Kiminle konuşsanız bir ya da birkaç göbek öncesi bir Osmanlı’dan söz ediyor sülalesinde. Osmanlı gerçekten müthiş bir damga vurmuş Lübnan’a da, Beyrut’a da. Ancak Beyrut hep gizemli olmuş. Ve dünya siyasetine karışıklığın simgesi olarak adını kazımış. Nerede bir karışıklık olsa Beyrut gibi derler. Eğer savaş bölgesini görmemiş ya da duymamış olsanız halkın yaşama biçimi ve yüzünden hiç de savaştan çıktığını anlayamazsınız. Yaşam dünyanın her yerindekinden farksız. Yüzler gülüyor. Çarşı pazar hareketli. Belki de alıştıkları için.

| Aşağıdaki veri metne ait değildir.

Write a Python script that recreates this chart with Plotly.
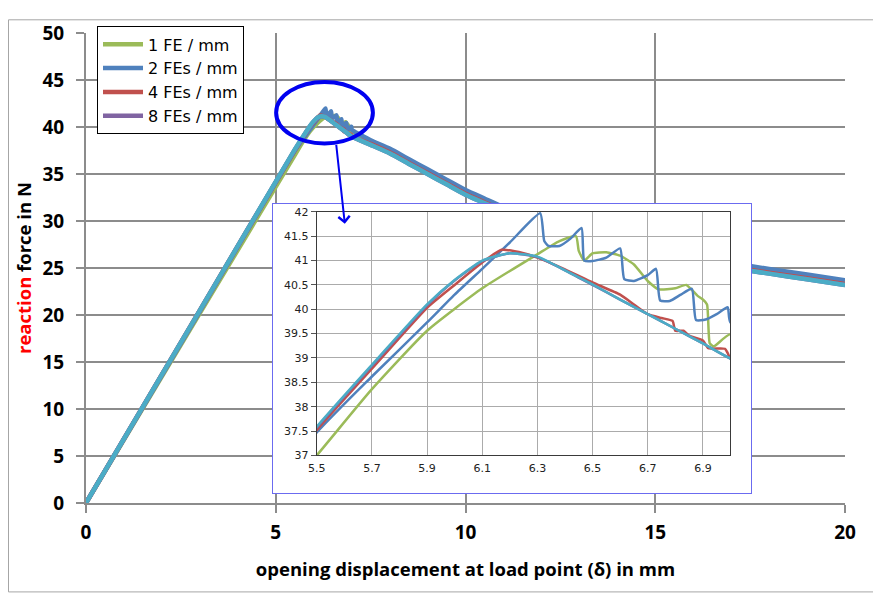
import plotly.graph_objects as go

# ---------------- data ----------------
# 1 FE / mm
x_fe1 = [0, 3.0, 5.5, 5.7, 5.9, 6.1, 6.3, 6.38, 6.44, 6.45, 6.47, 6.5, 6.55, 6.6, 6.65, 6.7, 6.74, 6.8, 6.84, 6.88, 6.9, 6.915, 6.925, 6.94, 7.0,
         7.5, 8, 8.5, 9, 9.5, 10, 10.5, 11, 12, 13, 14, 15, 16, 17, 18, 19, 20]
y_fe1 = [0, 20.2, 37.0, 38.36, 39.56, 40.43, 41.13, 41.4, 41.5, 41.2, 41.0, 41.15, 41.17, 41.1, 40.92, 40.58, 40.41, 40.43, 40.5, 40.28, 40.2, 40.1, 39.3, 39.24, 39.49,
         38.5, 37.6, 36.5, 35.4, 34.3, 33.2, 32.3, 31.4, 29.8, 28.5, 27.4, 26.5, 25.9, 25.4, 24.8, 24.2, 23.6]

# 2 FEs / mm
x_fe2 = [0, 3.0, 5.5, 5.7, 5.9, 6.0, 6.1, 6.2, 6.31, 6.325, 6.34, 6.38, 6.42, 6.46, 6.47, 6.5, 6.55, 6.6, 6.615, 6.65, 6.7, 6.73, 6.745, 6.78, 6.82, 6.86, 6.875, 6.91, 6.95, 6.99, 7.0,
         7.5, 8, 8.5, 9, 9.5, 10, 10.5, 11, 12, 13, 14, 15, 16, 17, 18, 19, 20]
y_fe2 = [0, 20.4, 37.47, 38.62, 39.73, 40.3, 40.83, 41.37, 41.97, 41.4, 41.3, 41.3, 41.45, 41.67, 41.0, 40.99, 41.06, 41.25, 40.62, 40.58, 40.7, 40.83, 40.18, 40.17, 40.3, 40.42, 39.78, 39.79, 39.9, 40.04, 39.73,
          38.6, 37.7, 36.6, 35.5, 34.4, 33.3, 32.4, 31.5, 29.9, 28.6, 27.5, 26.6, 26.0, 25.5, 24.9, 24.3, 23.7]

# 4 FEs / mm
x_fe4 = [0, 3.0, 5.5, 5.7, 5.9, 6.0, 6.1, 6.17, 6.25, 6.3, 6.4, 6.5, 6.6, 6.65, 6.7, 6.75, 6.79, 6.8, 6.83, 6.85, 6.9, 6.92, 6.98, 6.99, 7.0,
         7.5, 8, 8.5, 9, 9.5, 10, 10.5, 11, 12, 13, 14, 15, 16, 17, 18, 19, 20]
y_fe4 = [0, 20.5, 37.52, 38.78, 40.03, 40.5, 40.96, 41.22, 41.15, 41.06, 40.82, 40.55, 40.3, 40.1, 39.9, 39.82, 39.76, 39.56, 39.56, 39.46, 39.36, 39.2, 39.19, 39.1, 38.99,
         38.2, 37.3, 36.2, 35.1, 34.0, 32.9, 32.0, 31.1, 29.5, 28.2, 27.1, 26.2, 25.6, 25.1, 24.5, 23.9, 23.3]

# 8 FEs / mm
x_fe8 = [0, 3.0, 5.5, 5.7, 5.9, 6.0, 6.1, 6.2, 6.3, 6.4, 6.5, 6.6, 6.7, 6.8, 6.9, 7.0,
         7.5, 8, 8.5, 9, 9.5, 10, 10.5, 11, 12, 13, 14, 15, 16, 17, 18, 19, 20]
y_fe8 = [0, 20.5, 37.57, 38.84, 40.08, 40.59, 40.99, 41.15, 41.07, 40.8, 40.5, 40.2, 39.9, 39.6, 39.3, 38.99,
         38.1, 37.2, 36.1, 35.0, 33.9, 32.8, 31.9, 31.0, 29.4, 28.1, 27.0, 26.1, 25.5, 25.0, 24.4, 23.8, 23.2]

# reference curve (light blue, not in legend)
x_ref = [0, 3.0, 5.5, 5.7, 5.9, 6.0, 6.1, 6.2, 6.3, 6.4, 6.5, 6.6, 6.7, 6.8, 6.9, 7.0,
         7.5, 8, 8.5, 9, 9.5, 10, 10.5, 11, 12, 13, 14, 15, 16, 17, 18, 19, 20]
y_ref = [0, 20.5, 37.59, 38.86, 40.1, 40.6, 41.0, 41.15, 41.08, 40.8, 40.51, 40.2, 39.9, 39.6, 39.3, 38.99,
         38.1, 37.2, 36.1, 35.0, 33.9, 32.8, 31.9, 31.0, 29.4, 28.1, 27.0, 26.1, 25.5, 25.0, 24.4, 23.8, 23.2]

series_names = ["1 FE / mm", "2 FEs / mm", "4 FEs / mm", "8 FEs / mm"]
series_x = [x_fe1, x_fe2, x_fe4, x_fe8]
series_y = [y_fe1, y_fe2, y_fe4, y_fe8]
series_colors = ["#9BBB59", "#4F81BD", "#C0504D", "#8064A2"]
ref_color = "#4BACC6"

main_xticks = [0, 5, 10, 15, 20]
main_yticks = [0, 5, 10, 15, 20, 25, 30, 35, 40, 45, 50]
inset_xticks = [5.5, 5.7, 5.9, 6.1, 6.3, 6.5, 6.7, 6.9]
inset_xtext = ["5.5", "5.7", "5.9", "6.1", "6.3", "6.5", "6.7", "6.9"]
inset_yticks = [37, 37.5, 38, 38.5, 39, 39.5, 40, 40.5, 41, 41.5, 42]
inset_ytext = ["37", "37.5", "38", "38.5", "39", "39.5", "40", "40.5", "41", "41.5", "42"]

# ---------------- figure ----------------
fig = go.Figure()

FONT = "Open Sans"
SMOOTH = 0.5

# main traces
for nm, xs, ys, c in zip(series_names, series_x, series_y, series_colors):
    fig.add_trace(go.Scatter(x=xs, y=ys, name=nm, mode="lines",
                             line=dict(color=c, width=4.5, shape="spline", smoothing=SMOOTH),
                             legendgroup=nm, xaxis="x", yaxis="y", hoverinfo="skip"))
fig.add_trace(go.Scatter(x=x_ref, y=y_ref, mode="lines", showlegend=False,
                         line=dict(color=ref_color, width=4.5, shape="spline", smoothing=SMOOTH),
                         xaxis="x", yaxis="y", hoverinfo="skip"))

# blank box subplot (white panel with blue border)
fig.add_trace(go.Scatter(x=[], y=[], showlegend=False, xaxis="x2", yaxis="y2", hoverinfo="skip"))

# inset traces
for nm, xs, ys, c in zip(series_names, series_x, series_y, series_colors):
    fig.add_trace(go.Scatter(x=xs, y=ys, name=nm, mode="lines", showlegend=False,
                             line=dict(color=c, width=2.5, shape="spline", smoothing=SMOOTH),
                             legendgroup=nm, xaxis="x3", yaxis="y3", hoverinfo="skip"))
fig.add_trace(go.Scatter(x=x_ref, y=y_ref, mode="lines", showlegend=False,
                         line=dict(color=ref_color, width=2.5, shape="spline", smoothing=SMOOTH),
                         xaxis="x3", yaxis="y3", hoverinfo="skip"))

grid_c = "#8C8C8C"
# the page body adds an 8 px offset, so the figure is 8 px smaller and margins shifted
W, H = 873, 588
fig.update_layout(
    width=W, height=H, autosize=False,
    margin=dict(l=78, r=36, t=14, b=93),
    paper_bgcolor="white", plot_bgcolor="white",
    font=dict(family=FONT, color="black"),
    showlegend=True,
    legend=dict(x=0.0145, y=1.014, xanchor="left", yanchor="top",
                bgcolor="white", bordercolor="black", borderwidth=1,
                font=dict(family="DejaVu Sans", size=16, color="black"),
                itemwidth=40, tracegroupgap=0),
    xaxis=dict(domain=[0, 1], range=[0, 20], tickvals=main_xticks,
               showgrid=True, gridcolor=grid_c, gridwidth=1.5,
               showline=True, linecolor=grid_c, linewidth=2,
               ticks="outside", ticklen=8, tickwidth=1.5, tickcolor=grid_c,
               zeroline=False, ticklabelstandoff=3,
               tickfont=dict(family=FONT, size=19, weight="bold", color="black"),
               title=dict(text="opening displacement at load point (δ) in mm",
                          font=dict(family=FONT, size=18.5, weight="bold", color="black"),
                          standoff=19),
               anchor="y"),
    yaxis=dict(domain=[0, 1], range=[0, 50], tickvals=main_yticks,
               showgrid=True, gridcolor=grid_c, gridwidth=1.5,
               showline=True, linecolor=grid_c, linewidth=2,
               ticks="outside", ticklen=8, tickwidth=1.5, tickcolor=grid_c,
               zeroline=False, ticklabelstandoff=8,
               tickfont=dict(family=FONT, size=19, weight="bold", color="black"),
               title=dict(text='<span style="color:#FF0000">reaction</span> force in N',
                          font=dict(family=FONT, size=18.5, weight="bold", color="black"),
                          standoff=6),
               anchor="x"),
    xaxis2=dict(domain=[0.2464, 0.8762], range=[0, 1], showgrid=False, zeroline=False,
                showticklabels=False, ticks="", showline=True, mirror=True,
                linecolor="#6B6BF0", linewidth=1, anchor="y2", fixedrange=True),
    yaxis2=dict(domain=[0.0208, 0.6362], range=[0, 1], showgrid=False, zeroline=False,
                showticklabels=False, ticks="", showline=True, mirror=True,
                linecolor="#6B6BF0", linewidth=1, anchor="x2", fixedrange=True),
    xaxis3=dict(domain=[0.304, 0.8491], range=[5.5, 7.0], tickvals=inset_xticks, ticktext=inset_xtext,
                showgrid=True, gridcolor="#ABABAB", gridwidth=1.3, zeroline=False,
                showline=True, mirror=True, linecolor="#3A3A3A", linewidth=1,
                ticks="", ticklabelstandoff=2,
                tickfont=dict(family="DejaVu Sans", size=11, color="#222222"),
                anchor="y3"),
    yaxis3=dict(domain=[0.1012, 0.6195], range=[37, 42], tickvals=inset_yticks, ticktext=inset_ytext,
                showgrid=True, gridcolor="#ABABAB", gridwidth=1.3, zeroline=False,
                showline=True, mirror=True, linecolor="#3A3A3A", linewidth=1,
                ticks="outside", ticklen=5, tickcolor="#555555",
                tickfont=dict(family="DejaVu Sans", size=11, color="#222222"),
                anchor="x3"),
)

# highlight ellipse around the peak
fig.add_shape(type="circle", xref="x", yref="y", x0=5.01, x1=7.56, y0=38.25, y1=44.8,
              line=dict(color="#0000F0", width=4), layer="above")

# arrow pointing into the inset
fig.add_annotation(x=6.82, y=29.7, ax=6.59, ay=38.25, xref="x", yref="y", axref="x", ayref="y",
                   text="", showarrow=True, arrowhead=4, arrowsize=1.1, arrowwidth=2,
                   arrowcolor="#0000F0")

# outer chart frame (figure-pixel positions converted to paper fractions)
fig.add_shape(type="rect", xref="paper", yref="paper",
              x0=(0.5 - 78) / 759, x1=(880 - 78) / 759, y0=(495 - 586) / 481, y1=(495 - 0.5) / 481,
              line=dict(color="#A6A6A6", width=1), layer="below")

fig.write_html("out.html")
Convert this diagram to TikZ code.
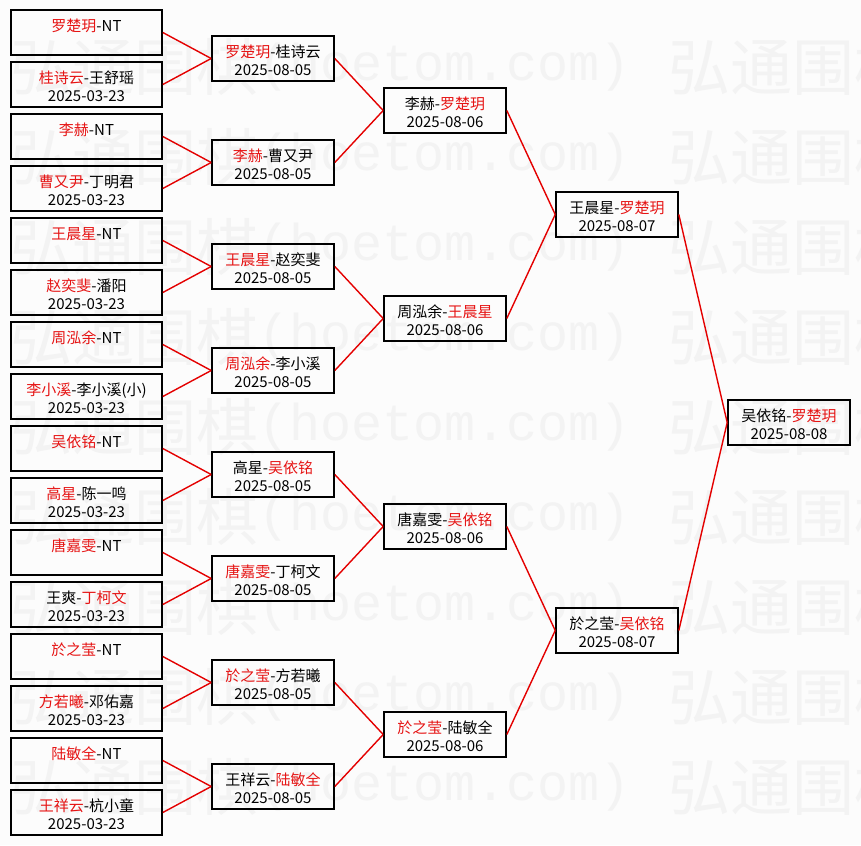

Deniz kıyısında bir ülke Lübnan. Arkası dağ. Cebel Lübnan diyorlar. Müslüman, Hıristiyan, Ermeni, Ecnebi, Şia, Dürzi ve daha fazlası. Hepsi Lübnan. Beyrut Belediyesi Meclis üyeleriyle yaptığımız toplantıda konuşmanın büyük kısmı Osmanlı’yı konuşmakla geçti. Ercan Uslu’nun Araplara Arapça’yı öğretmesi hariç tutulursa. Yeterince ağırlayamadık üzgünüz şeklinde konuşunca Lübnanlılar, Ercan Bey bizde bir söz vardır dedi ve Arapça olarak “beynel ahbab teskutul adab” ahbaplar arasında adab ya da protokol kalkar ilavesini yapınca hem ortam daha da ısındı hem de oradaki üyelerden birkaç tanesi bunu not aldı. Ve devamı daha rahat bir toplantı mekânı oluştu. Kiminle konuştuysak barış Osmanlı ile bizi terk etti diyor.
Sanırım hem Ortadoğu hem de Lübnan ve biz de yeniden Osmanlı tarihi okumaya başlayacağız. Gittiğimiz her ülkede bunu görmek tesadüf olmasa gerek.